I found what had to be a strip of four miles or so along the shore down in Cape May where someone had planted foot ball field sized patches of Sea Side Goldenrod, Solidago sempervirens.

Monarchs were flying off for their migration down in Mexico.

And I ended the year down in Cape May watching the sunset with some fellow gardening friends.

Monday, January 6, 2014

2013 Best of Butterflies

From the previous year, my butterfly season started with a series of Black Swallowtail Chrysalises over wintering in a cage I kept down in my basement. Well one emerged prematurely which lead to this shot.

And then about 8 more which eventually lead to shit shot. I tried to care for them as best I could but found they weren't drinking or really doing much of anything. Some even died sadly.

Over the next three months as they hatched out, I did start letting them go. Despite this though I am sad to report that ended my experience with Black Swallowtails for the year. While I'm sure some of them survived, none of them returned to my garden to lay eggs or even pay me a visit.

Now I don't think I did anything particularly bad. Even around carrot farms this species is not considered a pest. For whatever reason they just don't spread dramatically in huge numbers.

I found this Silver Spotted Skipper Caterpillar nestled on my False Indigo tree. It's a new plant I'm trying out, which will hopefully flower this year. Sadly I think a bird ate this little guy.


Hummingbird Moth laying eggs on my Coral Honeysuckle.

A Pandorus Sphinx nibbling on Virginia Creeper. I had no idea these caterpillars were this enormous.

I don't know the name of this one but if I recall right they can spray acid if you disturb them.

A Spicebush Swallowtail sipping at some Hairy Swamp Milkweed. Note the missing orange spot under the wing, how it's replaced with just the blue smear. This species mimics the Pipevine Swallowtail which is poisonous for birds to eat. Despite this ability, it seems the Pipevine Swallowtail doesn't need to be around to have decent Spicebush Swallowtail populations. I'm told though when the Pipevine Swallowtail is around that it benefits all the other species of black butterflies that mimic them.

There were about six of them zooming around this milkweed patch.

One of these days I need to figure out which of the random grasses in my yard is supporting the skipper population.
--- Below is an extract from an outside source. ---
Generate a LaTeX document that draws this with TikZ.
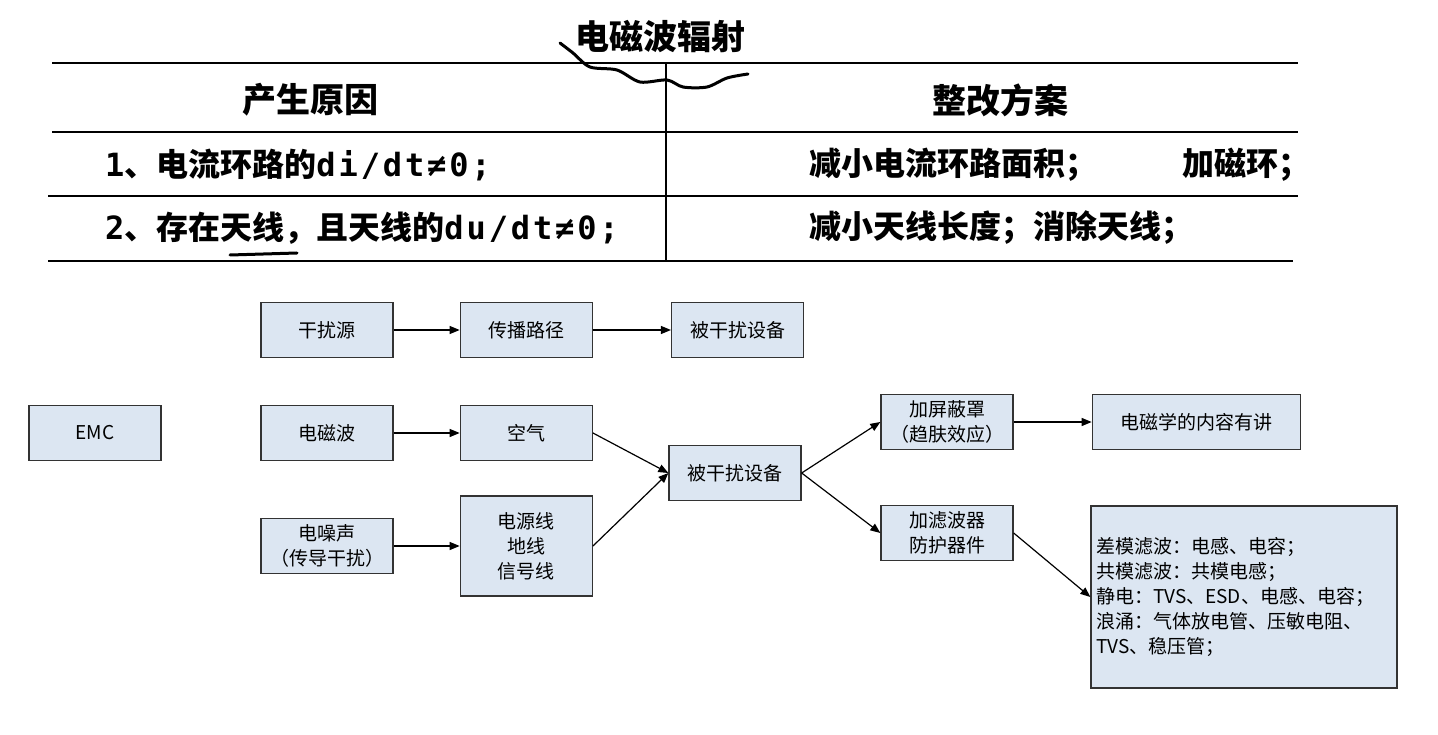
\documentclass[tikz,border=0pt]{standalone}
\usepackage{fontspec}
\setmainfont{Noto Sans CJK SC}
\newfontfamily\monof[LetterSpace=9]{DejaVu Sans Mono}
\usepackage{xcolor}
\usetikzlibrary{arrows.meta,positioning}
\definecolor{emcBlue}{HTML}{DCE6F2}
\definecolor{emcEdge}{HTML}{333333}

\begin{document}
\begin{tikzpicture}[x=1pt,y=-1pt,
    flowbox/.style={draw=emcEdge, line width=1.3pt, fill=emcBlue, minimum width=132pt, minimum height=55pt, inner sep=2pt, align=center, font=\fontsize{19}{25}\selectfont},
    flowarrow/.style={-{Triangle[length=10pt,width=8pt]}, line width=1.2pt},
    rule/.style={line width=1.4pt},
    cell/.style={anchor=west, inner sep=0pt, font=\bfseries\fontsize{32}{38}\selectfont}]
    \useasboundingbox (0,0) rectangle (1438,735);

    % table
    \node[font=\bfseries\fontsize{34}{40}\selectfont] (title) at (660,37) {电磁波辐射};
    \draw[line width=3pt, line cap=round] plot[smooth] coordinates {(560,43) (573,53) (590,67) (617,70) (640,82) (667,80) (683,87) (707,87) (727,78) (748,74)};
    \draw[rule] (52,63) -- (1298,63);
    \draw[rule] (52,132) -- (1298,132);
    \draw[rule] (48,196) -- (1298,196);
    \draw[rule] (48,261) -- (1293,261);
    \draw[rule] (666,63) -- (666,261);
    \node[font=\bfseries\fontsize{34}{40}\selectfont] (causeHead) at (310,100) {产生原因};
    \node[font=\bfseries\fontsize{34}{40}\selectfont] (fixHead) at (1000,100) {整改方案};
    \node[cell] (causeA) at (105,165) {{\monof 1}、电流环路的{\monof di/dt≠0;}};
    \node[cell] (causeB) at (105,228) {{\monof 2}、存在天线，且天线的{\monof du/dt≠0;}};
    \draw[line width=3pt, line cap=round] (230,255) -- (297,253);
    \node[cell] (fixA) at (809,165) {减小电流环路面积；\hspace{85pt}加磁环；};
    \node[cell] (fixB) at (809,228) {减小天线长度；消除天线；};

    % flow chart
    \node[flowbox] (source) at (327,330) {干扰源};
    \node[flowbox, right=66pt of source] (route) {传播路径};
    \node[flowbox, right=78pt of route] (victimTop) {被干扰设备};
    \node[flowbox] (emc) at (95,433) {EMC};
    \node[flowbox] (wave) at (327,433) {电磁波};
    \node[flowbox, right=66pt of wave] (air) {空气};
    \node[flowbox] (noise) at (327,546) {电噪声\\（传导干扰）};
    \node[flowbox, right=66pt of noise, minimum height=100pt] (cable) {电源线\\地线\\信号线};
    \node[flowbox] (victim) at (735,473) {被干扰设备};
    \node[flowbox] (shield) at (947,422) {加屏蔽罩\\（趋肤效应）};
    \node[flowbox, right=78pt of shield, minimum width=208pt] (theory) {电磁学的内容有讲};
    \node[flowbox] (filter) at (947,533) {加滤波器\\防护器件};
    \node[flowbox, minimum width=306pt, minimum height=182pt, text width=296pt, inner sep=5pt, align=left] (parts) at (1244,597) {差模滤波：电感、电容；\\共模滤波：共模电感；\\静电：TVS、ESD、电感、电容；\\浪涌：气体放电管、压敏电阻、\\TVS、稳压管；};

    \draw[flowarrow] (source) -- (route);
    \draw[flowarrow] (route) -- (victimTop);
    \draw[flowarrow] (wave) -- (air);
    \draw[flowarrow] (noise) -- (cable);
    \draw[flowarrow] (air.east) -- (victim.west);
    \draw[flowarrow] (cable.east) -- (victim.west);
    \draw[flowarrow] (victim.east) -- (shield.west);
    \draw[flowarrow] (victim.east) -- (filter.west);
    \draw[flowarrow] (shield) -- (theory);
    \draw[flowarrow] (filter.east) -- (parts.west);
\end{tikzpicture}
\end{document}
Every autumn, I'm suddenly blessed with droves and droves of skippers.

And they absolutely loved the Rudbeckia of all things!

New England Asters I'd have expected to be the bigger hit, as it was with everything else. But not the skippers, they worked the Rudbeckia until it stopped blooming. Very strange. Any who this is a Tiger Swallowtail, male judging from the lack of blue along what I call the tramp stamp.

Monarchs! This was an awful year for them. Years ago when I started doing this (back in 2008 maybe?) I planted Swamp Milkweed and with in a few weeks there were Monarchs, not only having sex on the lawn but laying eggs all over the milkweed patch. I had caterpillars all summer long, and witnessed one emerging from its chrysalis. It's actually that moment that brought me tears that I was really hooked on this whole native plant thing. But this year tragically I didn't see a single one in my garden.

It wasn't until I took a trip to Cape May with a few friends that I really saw them this year. There were stands of Seaside Goldenrod planted all along the beach specifically to help the Monarch migration. While I saw a few dozen flying around it really wasn't enough to give me any sort of hope that their population was doing well at all.

I know that they're by no means endangered. It's simply that the population that migrates through the eastern half of North America will be lost. They're doing okay out in California, apparently there's a population that migrates through South America as well, but what a shame it would be to never see the butterfly that inspired me to garden to ever flutter through my yard again.